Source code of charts
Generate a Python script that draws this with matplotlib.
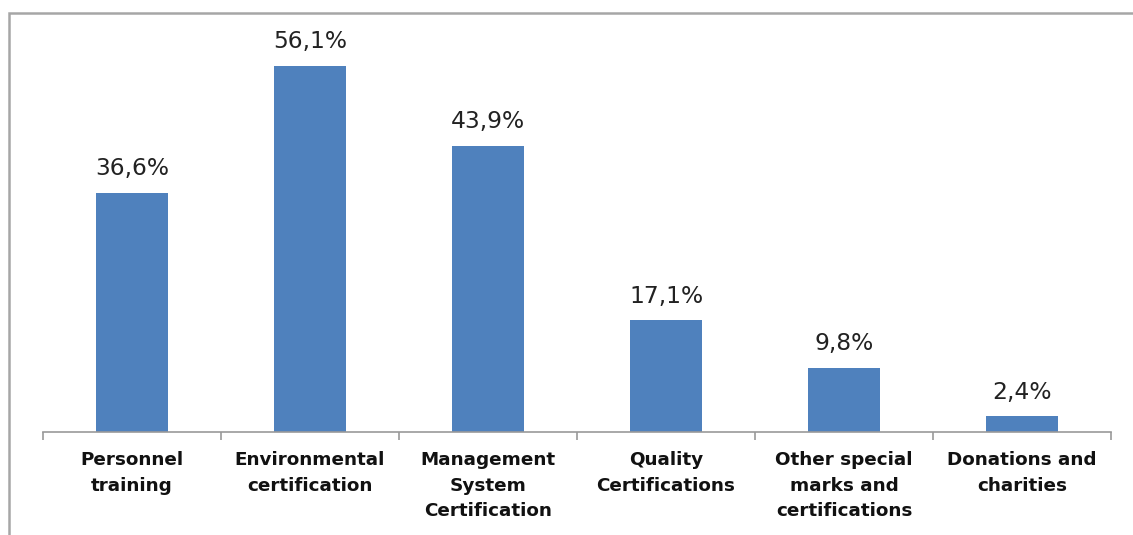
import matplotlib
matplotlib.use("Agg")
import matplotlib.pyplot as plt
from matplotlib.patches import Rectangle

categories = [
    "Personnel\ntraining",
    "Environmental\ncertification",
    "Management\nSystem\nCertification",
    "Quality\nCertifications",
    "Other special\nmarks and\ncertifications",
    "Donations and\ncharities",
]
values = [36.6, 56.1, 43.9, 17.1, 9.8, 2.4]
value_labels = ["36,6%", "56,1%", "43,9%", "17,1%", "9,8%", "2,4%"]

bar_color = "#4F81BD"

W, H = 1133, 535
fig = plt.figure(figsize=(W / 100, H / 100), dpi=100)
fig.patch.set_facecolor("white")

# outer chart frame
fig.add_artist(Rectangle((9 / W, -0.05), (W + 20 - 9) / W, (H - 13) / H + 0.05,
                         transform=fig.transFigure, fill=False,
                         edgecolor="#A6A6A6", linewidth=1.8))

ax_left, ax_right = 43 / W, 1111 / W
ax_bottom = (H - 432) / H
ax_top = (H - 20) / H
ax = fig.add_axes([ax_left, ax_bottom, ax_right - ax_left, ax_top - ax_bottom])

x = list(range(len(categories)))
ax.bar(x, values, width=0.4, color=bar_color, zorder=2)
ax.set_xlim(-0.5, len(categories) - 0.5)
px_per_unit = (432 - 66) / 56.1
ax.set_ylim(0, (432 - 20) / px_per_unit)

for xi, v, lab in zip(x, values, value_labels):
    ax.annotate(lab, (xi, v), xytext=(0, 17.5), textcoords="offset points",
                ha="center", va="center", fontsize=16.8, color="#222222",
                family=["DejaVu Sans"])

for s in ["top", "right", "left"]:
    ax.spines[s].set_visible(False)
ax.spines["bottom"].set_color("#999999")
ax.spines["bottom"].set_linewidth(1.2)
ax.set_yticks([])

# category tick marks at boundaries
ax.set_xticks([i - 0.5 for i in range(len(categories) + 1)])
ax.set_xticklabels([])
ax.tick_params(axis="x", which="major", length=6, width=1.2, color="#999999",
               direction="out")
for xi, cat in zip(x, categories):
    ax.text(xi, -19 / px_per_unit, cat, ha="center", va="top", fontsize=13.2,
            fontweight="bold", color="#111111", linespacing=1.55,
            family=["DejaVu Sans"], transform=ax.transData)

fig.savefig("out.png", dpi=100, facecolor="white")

==

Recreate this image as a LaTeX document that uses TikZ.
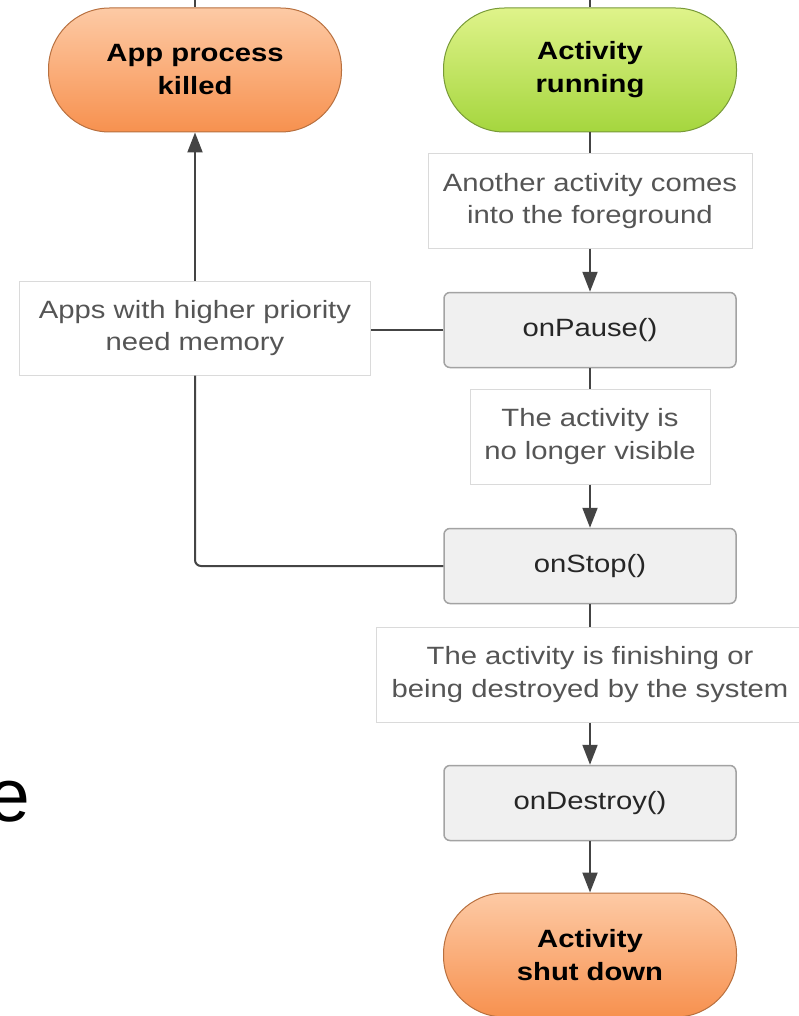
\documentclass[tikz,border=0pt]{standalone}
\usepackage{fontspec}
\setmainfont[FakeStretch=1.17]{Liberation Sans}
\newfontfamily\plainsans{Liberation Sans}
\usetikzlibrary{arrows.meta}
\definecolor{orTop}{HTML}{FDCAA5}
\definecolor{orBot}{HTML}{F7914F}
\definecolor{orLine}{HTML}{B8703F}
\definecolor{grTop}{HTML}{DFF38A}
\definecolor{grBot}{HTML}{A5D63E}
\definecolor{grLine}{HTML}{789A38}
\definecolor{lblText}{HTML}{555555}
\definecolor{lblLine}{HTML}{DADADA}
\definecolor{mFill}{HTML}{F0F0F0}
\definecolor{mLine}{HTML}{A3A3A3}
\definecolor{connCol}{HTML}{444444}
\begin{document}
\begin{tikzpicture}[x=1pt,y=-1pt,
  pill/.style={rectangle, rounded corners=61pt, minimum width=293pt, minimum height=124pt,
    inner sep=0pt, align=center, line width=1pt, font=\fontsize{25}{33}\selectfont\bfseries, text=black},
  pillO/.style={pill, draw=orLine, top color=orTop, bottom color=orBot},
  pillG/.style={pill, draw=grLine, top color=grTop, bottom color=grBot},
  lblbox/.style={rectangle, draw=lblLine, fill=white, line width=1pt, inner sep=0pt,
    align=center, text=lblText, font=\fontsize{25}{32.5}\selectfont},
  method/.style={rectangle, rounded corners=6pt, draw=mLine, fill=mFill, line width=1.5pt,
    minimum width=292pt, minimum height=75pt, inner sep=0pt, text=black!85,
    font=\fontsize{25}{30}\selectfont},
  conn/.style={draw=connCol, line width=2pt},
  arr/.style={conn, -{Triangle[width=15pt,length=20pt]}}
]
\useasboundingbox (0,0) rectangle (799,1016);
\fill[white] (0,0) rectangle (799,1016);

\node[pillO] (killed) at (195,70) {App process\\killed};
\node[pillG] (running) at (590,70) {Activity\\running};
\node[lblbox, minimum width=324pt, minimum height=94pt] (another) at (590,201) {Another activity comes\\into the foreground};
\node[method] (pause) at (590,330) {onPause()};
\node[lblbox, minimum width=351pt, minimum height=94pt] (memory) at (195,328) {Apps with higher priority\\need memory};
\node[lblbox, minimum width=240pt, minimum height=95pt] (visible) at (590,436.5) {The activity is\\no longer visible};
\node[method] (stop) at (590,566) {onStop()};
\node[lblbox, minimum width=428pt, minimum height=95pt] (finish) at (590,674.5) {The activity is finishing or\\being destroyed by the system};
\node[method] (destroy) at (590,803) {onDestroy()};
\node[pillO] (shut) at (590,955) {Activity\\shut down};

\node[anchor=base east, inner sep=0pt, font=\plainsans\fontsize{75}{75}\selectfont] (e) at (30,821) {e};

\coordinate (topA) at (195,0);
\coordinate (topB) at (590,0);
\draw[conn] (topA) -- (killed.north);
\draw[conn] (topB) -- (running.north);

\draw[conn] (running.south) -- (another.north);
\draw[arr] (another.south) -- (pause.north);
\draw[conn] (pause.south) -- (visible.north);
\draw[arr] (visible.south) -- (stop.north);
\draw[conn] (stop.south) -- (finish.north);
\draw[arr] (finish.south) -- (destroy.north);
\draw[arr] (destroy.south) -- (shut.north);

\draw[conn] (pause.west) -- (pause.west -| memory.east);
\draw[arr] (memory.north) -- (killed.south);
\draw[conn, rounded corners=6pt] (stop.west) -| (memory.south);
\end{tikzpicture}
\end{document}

...

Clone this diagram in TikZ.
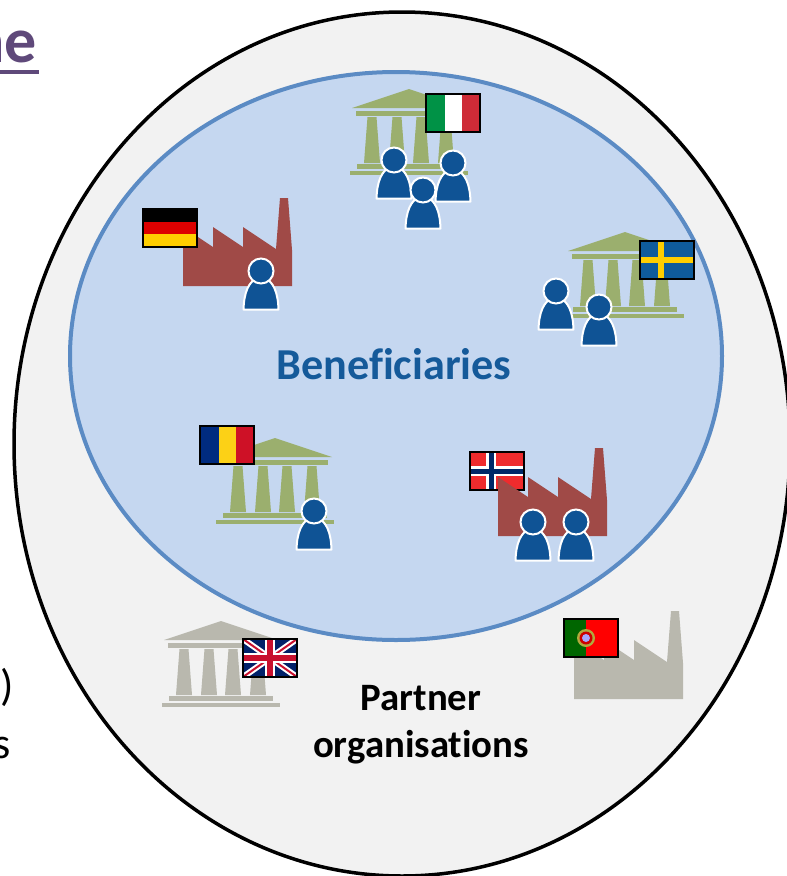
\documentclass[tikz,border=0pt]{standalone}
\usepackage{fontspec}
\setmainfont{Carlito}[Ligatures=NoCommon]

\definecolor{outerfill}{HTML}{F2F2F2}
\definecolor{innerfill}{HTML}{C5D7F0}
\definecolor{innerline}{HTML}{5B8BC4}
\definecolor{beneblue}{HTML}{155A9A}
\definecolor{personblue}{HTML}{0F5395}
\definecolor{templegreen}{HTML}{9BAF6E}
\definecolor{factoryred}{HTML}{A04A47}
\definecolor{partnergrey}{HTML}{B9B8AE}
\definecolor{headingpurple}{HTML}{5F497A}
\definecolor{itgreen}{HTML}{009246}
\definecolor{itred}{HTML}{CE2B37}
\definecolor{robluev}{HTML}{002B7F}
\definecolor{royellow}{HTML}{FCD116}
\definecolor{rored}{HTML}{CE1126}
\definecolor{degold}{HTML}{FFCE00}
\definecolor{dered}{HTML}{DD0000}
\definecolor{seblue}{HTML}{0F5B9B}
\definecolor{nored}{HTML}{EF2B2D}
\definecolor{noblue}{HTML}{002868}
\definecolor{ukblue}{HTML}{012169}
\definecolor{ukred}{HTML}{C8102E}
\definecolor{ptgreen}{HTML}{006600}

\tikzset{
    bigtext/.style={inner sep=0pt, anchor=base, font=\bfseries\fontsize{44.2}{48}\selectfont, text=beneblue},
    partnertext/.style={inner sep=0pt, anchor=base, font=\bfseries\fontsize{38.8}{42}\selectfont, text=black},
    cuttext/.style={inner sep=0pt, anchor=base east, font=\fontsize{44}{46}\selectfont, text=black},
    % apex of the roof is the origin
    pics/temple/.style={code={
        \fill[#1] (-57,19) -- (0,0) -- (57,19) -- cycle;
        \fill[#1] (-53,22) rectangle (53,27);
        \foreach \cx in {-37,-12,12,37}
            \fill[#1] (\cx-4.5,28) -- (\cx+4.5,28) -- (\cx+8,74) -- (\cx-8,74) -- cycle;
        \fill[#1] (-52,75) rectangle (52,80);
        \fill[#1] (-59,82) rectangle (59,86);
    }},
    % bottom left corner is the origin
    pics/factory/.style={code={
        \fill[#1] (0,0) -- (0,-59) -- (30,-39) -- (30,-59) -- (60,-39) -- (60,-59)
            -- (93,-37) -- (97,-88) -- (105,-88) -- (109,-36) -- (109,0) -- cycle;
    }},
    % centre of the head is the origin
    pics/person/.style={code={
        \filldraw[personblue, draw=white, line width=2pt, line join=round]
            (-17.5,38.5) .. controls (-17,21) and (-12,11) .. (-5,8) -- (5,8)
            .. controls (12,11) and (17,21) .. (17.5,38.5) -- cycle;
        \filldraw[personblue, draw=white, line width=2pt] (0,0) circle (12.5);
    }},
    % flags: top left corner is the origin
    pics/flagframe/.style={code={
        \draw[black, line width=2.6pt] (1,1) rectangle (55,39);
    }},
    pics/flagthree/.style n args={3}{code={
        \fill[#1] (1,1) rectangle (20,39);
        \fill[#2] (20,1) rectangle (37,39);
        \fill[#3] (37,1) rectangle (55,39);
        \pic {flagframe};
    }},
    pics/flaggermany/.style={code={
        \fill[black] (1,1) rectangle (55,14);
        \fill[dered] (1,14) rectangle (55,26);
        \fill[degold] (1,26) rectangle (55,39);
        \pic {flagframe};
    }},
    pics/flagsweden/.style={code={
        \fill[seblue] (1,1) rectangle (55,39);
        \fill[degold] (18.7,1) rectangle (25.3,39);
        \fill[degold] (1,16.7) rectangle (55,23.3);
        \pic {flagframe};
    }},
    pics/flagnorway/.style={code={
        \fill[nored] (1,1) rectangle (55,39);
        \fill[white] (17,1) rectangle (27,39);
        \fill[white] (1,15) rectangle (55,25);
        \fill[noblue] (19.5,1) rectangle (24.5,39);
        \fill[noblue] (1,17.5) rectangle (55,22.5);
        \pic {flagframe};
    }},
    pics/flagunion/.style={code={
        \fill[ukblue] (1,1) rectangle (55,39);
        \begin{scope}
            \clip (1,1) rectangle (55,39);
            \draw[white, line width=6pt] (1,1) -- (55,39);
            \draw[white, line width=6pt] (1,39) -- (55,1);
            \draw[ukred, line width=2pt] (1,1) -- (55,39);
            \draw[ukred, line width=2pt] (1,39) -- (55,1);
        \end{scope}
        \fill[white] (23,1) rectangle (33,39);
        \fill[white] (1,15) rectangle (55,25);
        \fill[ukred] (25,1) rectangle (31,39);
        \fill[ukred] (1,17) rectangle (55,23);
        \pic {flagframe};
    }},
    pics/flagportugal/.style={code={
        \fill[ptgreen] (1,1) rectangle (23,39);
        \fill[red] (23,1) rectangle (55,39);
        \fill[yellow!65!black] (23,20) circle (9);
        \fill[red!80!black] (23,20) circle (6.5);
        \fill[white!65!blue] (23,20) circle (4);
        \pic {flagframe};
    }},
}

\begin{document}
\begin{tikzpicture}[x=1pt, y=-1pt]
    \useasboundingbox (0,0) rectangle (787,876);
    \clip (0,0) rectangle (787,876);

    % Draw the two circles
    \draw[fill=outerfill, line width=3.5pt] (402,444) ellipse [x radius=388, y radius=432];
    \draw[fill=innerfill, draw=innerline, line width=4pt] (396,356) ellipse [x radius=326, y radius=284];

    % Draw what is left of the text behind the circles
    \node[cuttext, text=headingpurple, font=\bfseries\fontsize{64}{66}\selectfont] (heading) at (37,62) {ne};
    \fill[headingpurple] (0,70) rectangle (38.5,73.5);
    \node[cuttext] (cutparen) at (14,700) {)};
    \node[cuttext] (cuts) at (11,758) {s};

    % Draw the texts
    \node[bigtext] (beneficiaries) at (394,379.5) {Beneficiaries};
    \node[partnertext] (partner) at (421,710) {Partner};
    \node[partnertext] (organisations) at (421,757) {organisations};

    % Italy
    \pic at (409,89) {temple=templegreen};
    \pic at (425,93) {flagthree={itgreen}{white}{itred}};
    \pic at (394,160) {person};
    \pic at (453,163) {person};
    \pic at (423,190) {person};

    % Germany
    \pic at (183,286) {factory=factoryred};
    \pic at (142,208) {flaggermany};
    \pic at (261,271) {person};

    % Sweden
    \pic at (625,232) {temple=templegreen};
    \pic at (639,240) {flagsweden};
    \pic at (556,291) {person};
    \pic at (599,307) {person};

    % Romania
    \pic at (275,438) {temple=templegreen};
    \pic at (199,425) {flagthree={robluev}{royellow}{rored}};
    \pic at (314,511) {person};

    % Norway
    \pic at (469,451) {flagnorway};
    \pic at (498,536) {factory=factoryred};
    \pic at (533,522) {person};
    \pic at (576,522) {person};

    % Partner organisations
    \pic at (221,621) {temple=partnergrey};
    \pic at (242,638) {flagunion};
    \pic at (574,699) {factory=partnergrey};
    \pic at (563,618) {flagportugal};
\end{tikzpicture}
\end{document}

What is required
Scan the records for the string "with". Copy each line in which it appears.

Solution for this task
Generate a Python script that draws this with matplotlib.
\node[lblbox, minimum width=351pt, minimum height=94pt] (memory) at (195,328) {Apps with higher priority\\need memory};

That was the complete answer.